**What this task involves**.
Nothing but the lines from the line that contains "Give me the TikZ source for this diagram." through the line that contains "(10,11) -- (10,440);" should appear in the output, each reproduced exactly.

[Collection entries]

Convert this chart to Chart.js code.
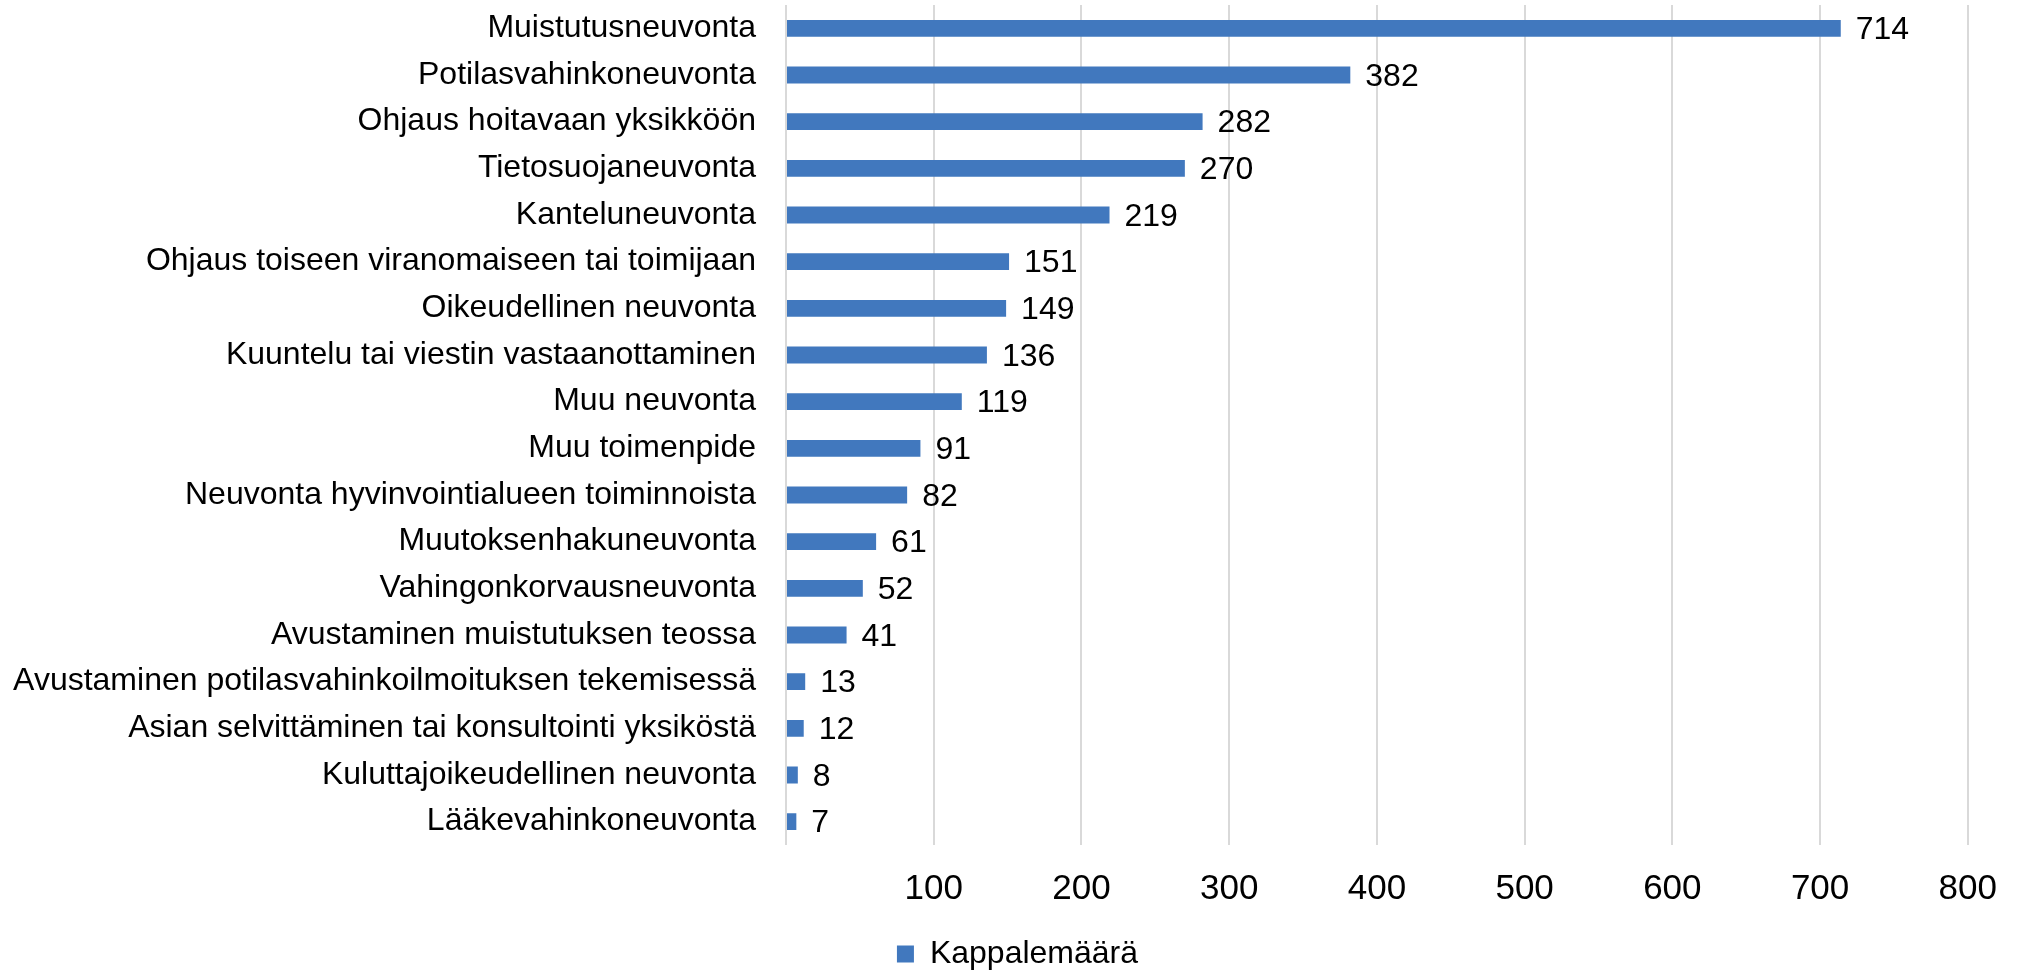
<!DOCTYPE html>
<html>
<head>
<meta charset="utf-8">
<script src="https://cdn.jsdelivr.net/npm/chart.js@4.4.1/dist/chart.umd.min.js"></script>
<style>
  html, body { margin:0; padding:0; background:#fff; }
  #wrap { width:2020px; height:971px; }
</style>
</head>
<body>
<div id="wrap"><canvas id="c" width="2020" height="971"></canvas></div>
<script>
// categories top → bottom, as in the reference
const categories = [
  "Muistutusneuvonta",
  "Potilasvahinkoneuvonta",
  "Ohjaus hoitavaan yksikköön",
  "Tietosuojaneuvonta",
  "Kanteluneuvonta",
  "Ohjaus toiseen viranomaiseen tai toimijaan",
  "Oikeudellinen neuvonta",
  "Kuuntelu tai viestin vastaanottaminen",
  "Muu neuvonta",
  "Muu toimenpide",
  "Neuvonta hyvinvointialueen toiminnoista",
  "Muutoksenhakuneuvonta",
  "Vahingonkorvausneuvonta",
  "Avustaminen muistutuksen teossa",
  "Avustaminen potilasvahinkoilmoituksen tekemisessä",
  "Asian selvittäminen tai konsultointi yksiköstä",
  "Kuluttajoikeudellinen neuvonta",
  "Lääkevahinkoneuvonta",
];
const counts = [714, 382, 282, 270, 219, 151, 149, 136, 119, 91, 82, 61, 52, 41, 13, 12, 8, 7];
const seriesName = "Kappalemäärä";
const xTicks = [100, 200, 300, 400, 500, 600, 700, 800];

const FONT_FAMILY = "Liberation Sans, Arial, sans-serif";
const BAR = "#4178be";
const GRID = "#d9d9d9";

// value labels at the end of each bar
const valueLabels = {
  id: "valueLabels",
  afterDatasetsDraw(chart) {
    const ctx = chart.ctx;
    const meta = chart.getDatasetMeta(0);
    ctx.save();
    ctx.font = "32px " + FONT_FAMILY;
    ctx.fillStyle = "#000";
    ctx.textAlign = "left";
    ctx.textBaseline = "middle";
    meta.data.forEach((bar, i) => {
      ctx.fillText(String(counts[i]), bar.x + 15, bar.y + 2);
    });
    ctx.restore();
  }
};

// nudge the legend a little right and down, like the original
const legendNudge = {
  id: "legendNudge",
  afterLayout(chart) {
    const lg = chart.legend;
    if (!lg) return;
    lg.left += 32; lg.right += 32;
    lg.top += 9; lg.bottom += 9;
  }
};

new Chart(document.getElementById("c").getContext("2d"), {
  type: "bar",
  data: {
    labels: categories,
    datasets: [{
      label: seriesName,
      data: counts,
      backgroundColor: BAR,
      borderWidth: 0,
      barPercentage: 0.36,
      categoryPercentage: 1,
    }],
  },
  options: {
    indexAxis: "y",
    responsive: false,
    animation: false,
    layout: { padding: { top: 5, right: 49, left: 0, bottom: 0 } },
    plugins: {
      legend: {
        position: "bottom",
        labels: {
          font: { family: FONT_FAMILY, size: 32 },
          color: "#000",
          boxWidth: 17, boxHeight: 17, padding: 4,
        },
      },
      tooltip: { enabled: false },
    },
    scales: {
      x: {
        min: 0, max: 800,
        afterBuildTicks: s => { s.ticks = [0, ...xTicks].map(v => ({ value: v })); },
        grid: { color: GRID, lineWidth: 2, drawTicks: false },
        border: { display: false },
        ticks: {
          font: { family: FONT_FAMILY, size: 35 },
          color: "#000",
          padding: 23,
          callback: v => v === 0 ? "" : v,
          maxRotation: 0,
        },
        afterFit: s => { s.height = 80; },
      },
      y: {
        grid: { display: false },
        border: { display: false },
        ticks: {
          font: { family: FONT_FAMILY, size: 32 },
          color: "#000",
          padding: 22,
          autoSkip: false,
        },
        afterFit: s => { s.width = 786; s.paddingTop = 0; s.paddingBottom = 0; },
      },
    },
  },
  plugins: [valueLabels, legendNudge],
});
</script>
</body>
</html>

---

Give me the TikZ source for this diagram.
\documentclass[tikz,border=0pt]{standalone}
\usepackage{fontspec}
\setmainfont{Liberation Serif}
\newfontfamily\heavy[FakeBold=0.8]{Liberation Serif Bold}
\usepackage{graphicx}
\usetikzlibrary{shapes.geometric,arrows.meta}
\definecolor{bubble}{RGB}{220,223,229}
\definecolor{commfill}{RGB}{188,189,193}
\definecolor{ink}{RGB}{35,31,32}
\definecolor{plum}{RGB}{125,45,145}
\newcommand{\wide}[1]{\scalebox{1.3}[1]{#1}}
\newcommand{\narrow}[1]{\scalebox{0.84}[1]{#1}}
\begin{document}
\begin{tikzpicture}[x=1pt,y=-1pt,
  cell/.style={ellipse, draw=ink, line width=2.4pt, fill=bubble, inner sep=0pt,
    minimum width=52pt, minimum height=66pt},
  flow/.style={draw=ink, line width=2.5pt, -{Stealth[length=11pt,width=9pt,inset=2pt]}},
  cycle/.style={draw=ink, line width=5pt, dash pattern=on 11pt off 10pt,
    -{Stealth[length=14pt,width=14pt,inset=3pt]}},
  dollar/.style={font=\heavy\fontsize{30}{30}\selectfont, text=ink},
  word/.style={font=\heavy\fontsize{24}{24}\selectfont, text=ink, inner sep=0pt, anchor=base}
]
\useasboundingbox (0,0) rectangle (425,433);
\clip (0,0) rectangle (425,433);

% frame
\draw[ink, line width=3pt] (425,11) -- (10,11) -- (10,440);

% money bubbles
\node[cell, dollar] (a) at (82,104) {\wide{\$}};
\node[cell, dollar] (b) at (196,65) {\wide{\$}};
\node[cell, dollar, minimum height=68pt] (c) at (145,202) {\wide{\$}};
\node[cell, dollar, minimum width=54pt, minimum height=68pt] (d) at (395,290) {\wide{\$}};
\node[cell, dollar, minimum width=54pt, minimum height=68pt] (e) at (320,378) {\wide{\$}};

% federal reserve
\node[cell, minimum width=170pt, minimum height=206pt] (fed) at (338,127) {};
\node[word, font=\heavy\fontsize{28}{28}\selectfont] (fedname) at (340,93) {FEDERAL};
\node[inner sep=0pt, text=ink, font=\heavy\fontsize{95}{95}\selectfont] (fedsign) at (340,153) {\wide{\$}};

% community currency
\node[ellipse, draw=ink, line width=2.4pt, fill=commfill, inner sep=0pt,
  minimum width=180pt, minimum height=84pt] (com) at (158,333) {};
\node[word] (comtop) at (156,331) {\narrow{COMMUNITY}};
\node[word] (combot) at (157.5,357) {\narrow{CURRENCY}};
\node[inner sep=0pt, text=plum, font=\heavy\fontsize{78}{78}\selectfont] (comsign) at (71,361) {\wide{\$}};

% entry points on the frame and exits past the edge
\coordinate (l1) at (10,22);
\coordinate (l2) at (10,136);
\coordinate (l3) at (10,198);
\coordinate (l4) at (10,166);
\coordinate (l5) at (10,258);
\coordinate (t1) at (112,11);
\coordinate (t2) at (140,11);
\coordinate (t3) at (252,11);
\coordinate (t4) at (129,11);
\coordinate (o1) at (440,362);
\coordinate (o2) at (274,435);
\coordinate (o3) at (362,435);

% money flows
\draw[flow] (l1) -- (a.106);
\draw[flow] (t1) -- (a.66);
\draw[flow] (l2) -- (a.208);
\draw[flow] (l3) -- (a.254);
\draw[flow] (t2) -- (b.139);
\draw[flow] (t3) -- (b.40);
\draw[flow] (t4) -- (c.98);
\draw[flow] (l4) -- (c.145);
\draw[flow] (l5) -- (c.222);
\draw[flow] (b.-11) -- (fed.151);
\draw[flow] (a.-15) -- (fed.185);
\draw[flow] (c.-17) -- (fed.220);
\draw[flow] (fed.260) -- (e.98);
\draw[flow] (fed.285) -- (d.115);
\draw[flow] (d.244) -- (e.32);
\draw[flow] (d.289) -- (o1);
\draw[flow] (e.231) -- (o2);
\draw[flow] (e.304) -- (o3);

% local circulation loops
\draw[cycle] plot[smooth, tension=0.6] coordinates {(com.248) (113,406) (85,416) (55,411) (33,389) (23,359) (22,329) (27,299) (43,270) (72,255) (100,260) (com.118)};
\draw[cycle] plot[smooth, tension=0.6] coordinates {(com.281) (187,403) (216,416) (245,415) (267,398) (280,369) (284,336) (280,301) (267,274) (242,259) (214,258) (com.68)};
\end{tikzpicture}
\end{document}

**In response**.
Give me the TikZ source for this diagram.
\documentclass[tikz,border=0pt]{standalone}
\usepackage{fontspec}
\setmainfont{Liberation Serif}
\newfontfamily\heavy[FakeBold=0.8]{Liberation Serif Bold}
\usepackage{graphicx}
\usetikzlibrary{shapes.geometric,arrows.meta}
\definecolor{bubble}{RGB}{220,223,229}
\definecolor{commfill}{RGB}{188,189,193}
\definecolor{ink}{RGB}{35,31,32}
\definecolor{plum}{RGB}{125,45,145}
\newcommand{\wide}[1]{\scalebox{1.3}[1]{#1}}
\newcommand{\narrow}[1]{\scalebox{0.84}[1]{#1}}
\begin{document}
\begin{tikzpicture}[x=1pt,y=-1pt,
  cell/.style={ellipse, draw=ink, line width=2.4pt, fill=bubble, inner sep=0pt,
    minimum width=52pt, minimum height=66pt},
  flow/.style={draw=ink, line width=2.5pt, -{Stealth[length=11pt,width=9pt,inset=2pt]}},
  cycle/.style={draw=ink, line width=5pt, dash pattern=on 11pt off 10pt,
    -{Stealth[length=14pt,width=14pt,inset=3pt]}},
  dollar/.style={font=\heavy\fontsize{30}{30}\selectfont, text=ink},
  word/.style={font=\heavy\fontsize{24}{24}\selectfont, text=ink, inner sep=0pt, anchor=base}
]
\useasboundingbox (0,0) rectangle (425,433);
\clip (0,0) rectangle (425,433);

% frame
\draw[ink, line width=3pt] (425,11) -- (10,11) -- (10,440);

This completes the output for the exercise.